Standard and Poor's cut the company's rating two notches to 'BBB-', with a negative outlook.
Alcoa said it would receive US$1.021 billion in cash payable in three instalments over a six-month period ending July 31, 2009 by exiting Shining Prospect - projecting the funds would improve its cash position and slim its debt to capital ratio.
But the American mining company also said it expects to book a US$120-million loss on the investment in the first quarter of 2009 - having contributed US$1.2 billion to the February 2008 deal.
"This transaction, combined with our intention to explore opportunities to expand our commercial relationship, strengthens Alcoa's ability to weather the economic downturn," said Klaus Kleinfeld, Alcoa president and CEO. in a statement.

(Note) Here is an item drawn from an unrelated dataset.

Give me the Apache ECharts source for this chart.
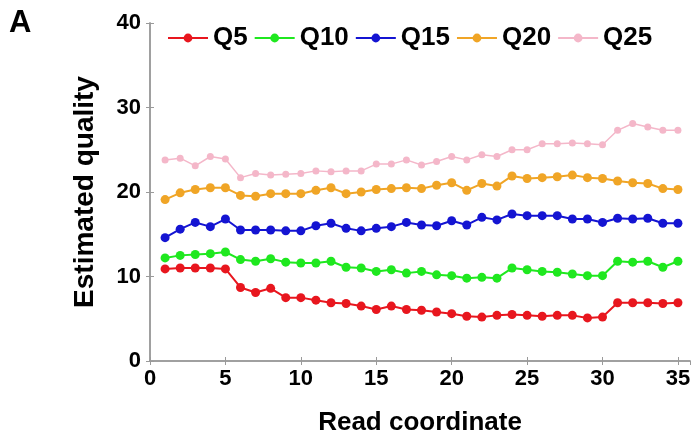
<!DOCTYPE html>
<html lang="en">
<head>
    <meta charset="UTF-8">
    <title>Estimated quality</title>
    <script src="https://cdn.jsdelivr.net/npm/echarts@6/dist/echarts.min.js"></script>
    <style>
        html, body { margin: 0; padding: 0; background: #fff; }
        #main { width: 700px; height: 444px; }
    </style>
</head>
<body>
<div id="main"></div>
<script>
    // read coordinate (x) for every series
    var readCoord = [1, 2, 3, 4, 5, 6, 7, 8, 9, 10, 11, 12, 13, 14, 15, 16, 17, 18,
        19, 20, 21, 22, 23, 24, 25, 26, 27, 28, 29, 30, 31, 32, 33, 34, 35];

    var q5 = [10.9, 11.0, 11.0, 11.0, 10.9, 8.7, 8.1, 8.6, 7.5, 7.5, 7.2, 6.9, 6.8, 6.5, 6.1, 6.5, 6.1,
        6.0, 5.8, 5.6, 5.3, 5.2, 5.4, 5.5, 5.4, 5.3, 5.4, 5.4, 5.1, 5.2, 6.9, 6.9, 6.9, 6.8, 6.9];
    var q10 = [12.2, 12.5, 12.6, 12.7, 12.9, 12.0, 11.8, 12.1, 11.7, 11.6, 11.6, 11.8, 11.1, 11.0, 10.6, 10.8, 10.4,
        10.6, 10.2, 10.1, 9.8, 9.9, 9.8, 11.0, 10.8, 10.6, 10.5, 10.3, 10.1, 10.1, 11.8, 11.7, 11.8, 11.1, 11.8];
    var q15 = [14.6, 15.6, 16.4, 15.9, 16.8, 15.5, 15.5, 15.5, 15.4, 15.4, 16.0, 16.3, 15.7, 15.4, 15.7, 15.9, 16.4,
        16.1, 16.0, 16.6, 16.1, 17.0, 16.7, 17.4, 17.2, 17.2, 17.2, 16.8, 16.8, 16.4, 16.9, 16.8, 16.9, 16.3, 16.3];
    var q20 = [19.1, 19.9, 20.3, 20.5, 20.5, 19.6, 19.5, 19.8, 19.8, 19.8, 20.2, 20.5, 19.8, 20.0, 20.3, 20.4, 20.5,
        20.4, 20.8, 21.1, 20.2, 21.0, 20.7, 21.9, 21.6, 21.7, 21.8, 22.0, 21.7, 21.6, 21.3, 21.1, 21.0, 20.4, 20.3];
    var q25 = [23.8, 24.0, 23.1, 24.2, 23.9, 21.7, 22.2, 22.0, 22.1, 22.2, 22.5, 22.4, 22.5, 22.5, 23.3, 23.3, 23.8,
        23.2, 23.6, 24.2, 23.8, 24.4, 24.2, 25.0, 25.0, 25.7, 25.7, 25.8, 25.7, 25.6, 27.3, 28.1, 27.7, 27.3, 27.3];

    var seriesNames = ['Q5', 'Q10', 'Q15', 'Q20', 'Q25'];
    var seriesColors = ['#e8161e', '#1fe81f', '#1414d2', '#f0a526', '#f4b7c9'];
    var yTicks = [0, 10, 20, 30, 40];

    function pairs(vals) {
        var out = [];
        for (var i = 0; i < vals.length; i++) {
            out.push([readCoord[i], vals[i]]);
        }
        return out;
    }

    var allValues = [q5, q10, q15, q20, q25];
    var series = [];
    for (var s = 0; s < allValues.length; s++) {
        series.push({
            name: seriesNames[s],
            type: 'line',
            data: pairs(allValues[s]),
            symbol: 'circle',
            symbolSize: s === 4 ? 7 : 9,
            lineStyle: {width: s === 4 ? 1.5 : 2, color: seriesColors[s]},
            itemStyle: {color: seriesColors[s]},
            emphasis: {disabled: true},
            z: 10 - s
        });
    }

    var axisGrey = '#9a9a9a';
    var font = '"Liberation Sans", Arial, Helvetica, sans-serif';

    option = {
        animation: false,
        textStyle: {fontFamily: font},
        color: seriesColors,
        graphic: [{
            type: 'text',
            left: 9,
            top: 8,
            style: {text: 'A', font: 'bold 31px ' + font, fill: '#000'}
        }],
        legend: {
            data: seriesNames,
            left: 167,
            top: 25,
            padding: 0,
            itemWidth: 40,
            itemHeight: 11,
            itemGap: 6,
            textStyle: {fontSize: 26, fontWeight: 'bold', color: '#000', width: 55}
        },
        grid: {left: 150, top: 23, width: 540, height: 338},
        xAxis: [{
            type: 'value',
            min: 0,
            max: 35.8,
            interval: 5,
            name: 'Read coordinate',
            nameLocation: 'middle',
            nameGap: 49,
            nameTextStyle: {fontSize: 26, fontWeight: 'bold', color: '#000'},
            axisLine: {lineStyle: {color: axisGrey, width: 1.5}},
            axisTick: {inside: true, length: 4, lineStyle: {color: axisGrey}},
            axisLabel: {fontSize: 22, fontWeight: 'bold', color: '#000', margin: 7, showMaxLabel: false},
            splitLine: {show: false}
        }, {
            type: 'value',
            position: 'top',
            min: 0,
            max: 35.8,
            interval: 5,
            axisLine: {lineStyle: {color: axisGrey, width: 1.5}},
            axisTick: {inside: true, length: 4, lineStyle: {color: axisGrey}},
            axisLabel: {show: false},
            splitLine: {show: false}
        }],
        yAxis: [{
            type: 'value',
            min: yTicks[0],
            max: yTicks[yTicks.length - 1],
            interval: 10,
            name: 'Estimated quality',
            nameLocation: 'middle',
            nameGap: 51,
            nameTextStyle: {fontSize: 28, fontWeight: 'bold', color: '#000'},
            axisLine: {show: true, lineStyle: {color: axisGrey, width: 1.5}},
            axisTick: {show: true, inside: true, length: 4, lineStyle: {color: axisGrey}},
            axisLabel: {fontSize: 22, fontWeight: 'bold', color: '#000', margin: 9},
            splitLine: {show: false}
        }, {
            type: 'value',
            position: 'right',
            min: yTicks[0],
            max: yTicks[yTicks.length - 1],
            interval: 10,
            axisLine: {show: true, lineStyle: {color: axisGrey, width: 1.5}},
            axisTick: {show: true, inside: true, length: 4, lineStyle: {color: axisGrey}},
            axisLabel: {show: false},
            splitLine: {show: false}
        }],
        series: series
    };

    var myChart = echarts.init(document.getElementById('main'));
    myChart.setOption(option);
</script>
</body>
</html>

"When the global economy recovers, the pent-up consumer and industrial demand will create a broad array of opportunities in both developed and developing regions for Chinalco and Alcoa."
Knocked from top slot
Alcoa, a year ago, was knocked from the top slot as the world's largest mining company by a Russian-Swiss alliance that created UC Rusal.
Rusal has since hit turbulence because of the steep drop in the world aluminium market, forcing the company to shutter some of its plants - it says temporarily - including one in Jamaica.
Later Thursday, Alcoa and Chinalco jointly announced that they intend to expand their commercial relationship by identifying strategic ventures to complement their bauxite, alumina, aluminium and fabricated products businesses.